#### [Dataset section]
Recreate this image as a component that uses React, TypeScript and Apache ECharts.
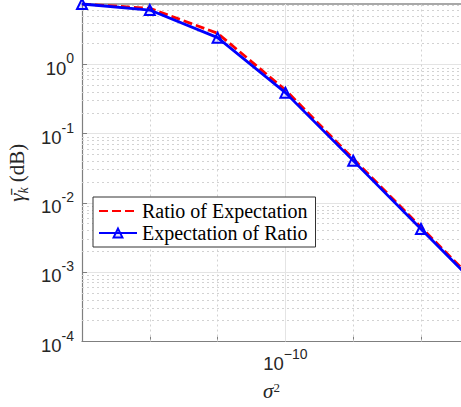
import React, { useEffect, useRef } from 'react';
import * as echarts from 'echarts';

// sigma^2 values (one point per decade)
const sigma2 = [1e-13, 1e-12, 1e-11, 1e-10, 1e-9, 1e-8, 1e-7];
const ratioOfExpectation = [7.44, 6.45, 2.81, 0.427, 0.0435, 0.00445, 0.00046];
const expectationOfRatio = [7.44, 6.09, 2.43, 0.391, 0.0408, 0.00421, 0.000433];
const seriesNames = ['Ratio of Expectation', 'Expectation of Ratio'];
const xLimits = [1e-13, 3.89e-8];
const yLimits = [1e-4, 7.44];
const xLabelDecades = [-10];
const xMinorDecades = [-12, -11, -9, -8];
const yDecades = [-4, -3, -2, -1, 0];
const minorMultipliers = [2, 3, 4, 5, 6, 7, 8, 9];

const lg = Math.log10;

export default function App() {
  const ref = useRef<HTMLDivElement>(null);
  useEffect(() => {
    if (!ref.current) return;
    const chart = echarts.init(ref.current, null, { renderer: 'svg' });
    const yMax = lg(yLimits[1]);
    const yMin = lg(yLimits[0]);
    const yMinor: number[] = [];
    yDecades.forEach((n) => minorMultipliers.forEach((k) => {
      const v = n + lg(k);
      if (v < yMax) yMinor.push(v);
    }));
    const dotted = { color: '#d2d2d2', width: 1, type: [2, 3] as any };
    const solid = { color: '#e4e4e4', width: 1, type: 'solid' as any };
    const sans = 'Liberation Sans';
    const serif = 'Liberation Serif';
    const axisColor = '#7f7f7f';
    const textColor = '#262626';
    const tickRich = {
      base: { fontFamily: sans, fontSize: 18.5, lineHeight: 18.5, padding: [7.5, 0, 0, 0], color: textColor },
      sup: { fontFamily: sans, fontSize: 14, lineHeight: 14, padding: [0, 0, 12, 0], color: textColor },
    };

    const option: any = {
      animation: false,
      grid: { left: 82, top: 4, right: 0, bottom: 65.5, outerBoundsMode: 'none', containLabel: false },
      legend: {
        orient: 'vertical',
        left: 93,
        top: 197,
        z: 10,
        data: [
          { name: seriesNames[0], itemStyle: { opacity: 0 } },
          { name: seriesNames[1] },
        ],
        itemWidth: 38,
        itemHeight: 11,
        itemGap: 2,
        padding: [4, 8, 4, 5],
        borderColor: '#333',
        borderWidth: 1,
        borderRadius: 0,
        backgroundColor: '#fff',
        selectedMode: false,
        textStyle: { fontFamily: serif, fontSize: 20, lineHeight: 20, color: '#000' },
      },
      xAxis: [
        {
          type: 'value',
          position: 'bottom',
          min: lg(xLimits[0]),
          max: lg(xLimits[1]),
          interval: 1,
          axisLine: { show: true, onZero: false, lineStyle: { color: axisColor, width: 1.2 } },
          axisTick: { show: true, inside: true, length: 5, lineStyle: { color: axisColor } },
          splitLine: { show: false },
          axisLabel: {
            margin: 8.75,
            color: textColor,
            formatter: (v: number) => {
              const n = Math.round(v);
              if (Math.abs(v - n) > 1e-6 || xLabelDecades.indexOf(n) < 0) return '';
              return `{base|10}{sup|${String(n).replace('-', '\u2212')}}`;
            },
            rich: tickRich,
          },
          name: '{s|\u03c3}{t|2}',
          nameLocation: 'middle',
          nameGap: 39,
          nameTextStyle: {
            rich: {
              s: { fontFamily: serif, fontStyle: 'italic', fontSize: 21, lineHeight: 21, color: textColor },
              t: { fontFamily: serif, fontSize: 13, lineHeight: 13, padding: [0, 0, 8, 0], color: textColor },
            },
          },
        },
        {
          type: 'value',
          position: 'top',
          min: lg(xLimits[0]),
          max: lg(xLimits[1]),
          axisLine: { show: true, onZero: false, lineStyle: { color: '#a8a8a8', width: 2 } },
          axisTick: { show: false },
          axisLabel: { show: false },
          splitLine: { show: false },
        },
      ],
      yAxis: {
        type: 'value',
        min: yMin,
        max: yMax,
        interval: 1,
        axisLine: { show: true, onZero: false, lineStyle: { color: axisColor, width: 1.2 } },
        axisTick: { show: true, inside: true, length: 5, lineStyle: { color: axisColor } },
        splitLine: { show: true, lineStyle: solid },
        axisLabel: {
          margin: 8,
          color: textColor,
          formatter: (v: number) => {
            const n = Math.round(v);
            if (Math.abs(v - n) > 1e-6) return '';
            return `{base|10}{sup|${n}}`;
          },
          rich: tickRich,
        },
        name: '{g|\u03b3\u0304}{k|k}{d| (dB)}',
        nameLocation: 'middle',
        nameRotate: 90,
        nameGap: 50,
        nameTextStyle: {
          rich: {
            g: { fontFamily: serif, fontStyle: 'italic', fontSize: 21, lineHeight: 21, padding: [0, 0, 3, 0], color: textColor },
            k: { fontFamily: serif, fontStyle: 'italic', fontSize: 14, lineHeight: 14, padding: [10, 0, 0, 0], color: textColor },
            d: { fontFamily: serif, fontSize: 21, lineHeight: 21, padding: [0, 0, 3, 0], color: textColor },
          },
        },
      },
      series: [
        {
          type: 'line',
          silent: true,
          z: 1,
          symbol: 'none',
          lineStyle: { opacity: 0 },
          data: sigma2.map((x, i) => [lg(x), lg(expectationOfRatio[i])]),
          markLine: {
            silent: true,
            z: 1,
            symbol: 'none',
            label: { show: false },
            emphasis: { disabled: true },
            data: [
              ...yMinor.map((v) => ({ yAxis: v, lineStyle: dotted })),
              ...xMinorDecades.map((v) => ({ xAxis: v, lineStyle: dotted })),
              ...xLabelDecades.map((v) => ({ xAxis: v, lineStyle: solid })),
            ],
          },
        },
        {
          name: seriesNames[0],
          type: 'line',
          z: 3,
          symbol: 'none',
          data: sigma2.map((x, i) => [lg(x), lg(ratioOfExpectation[i])]),
          lineStyle: { color: '#ff0000', width: 2.8, type: [9, 4] },
          itemStyle: { color: '#ff0000' },
        },
        {
          name: seriesNames[1],
          type: 'line',
          z: 4,
          symbol: 'triangle',
          symbolSize: 10,
          showSymbol: true,
          data: sigma2.map((x, i) => [lg(x), lg(expectationOfRatio[i])]),
          lineStyle: { color: '#0000ff', width: 2.8 },
          itemStyle: { color: 'rgba(0,0,255,0.12)', borderColor: '#0000ff', borderWidth: 2 },
        },
      ],
    };
    chart.setOption(option);
    return () => chart.dispose();
  }, []);
  return (
    <div style={{ position: 'absolute', left: 0, top: 0, width: 461, height: 407, overflow: 'hidden', background: '#fff' }}>
      <div ref={ref} style={{ width: 461, height: 407 }} />
    </div>
  );
}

#### [What you have to do]
Only the lines from the top of the data through the line with "const lg = Math.log10;" should be quoted, exactly and with both ends kept; skip the pictures.

#### [Reply]
Recreate this image as a component that uses React, TypeScript and Apache ECharts.
import React, { useEffect, useRef } from 'react';
import * as echarts from 'echarts';

// sigma^2 values (one point per decade)
const sigma2 = [1e-13, 1e-12, 1e-11, 1e-10, 1e-9, 1e-8, 1e-7];
const ratioOfExpectation = [7.44, 6.45, 2.81, 0.427, 0.0435, 0.00445, 0.00046];
const expectationOfRatio = [7.44, 6.09, 2.43, 0.391, 0.0408, 0.00421, 0.000433];
const seriesNames = ['Ratio of Expectation', 'Expectation of Ratio'];
const xLimits = [1e-13, 3.89e-8];
const yLimits = [1e-4, 7.44];
const xLabelDecades = [-10];
const xMinorDecades = [-12, -11, -9, -8];
const yDecades = [-4, -3, -2, -1, 0];
const minorMultipliers = [2, 3, 4, 5, 6, 7, 8, 9];

const lg = Math.log10;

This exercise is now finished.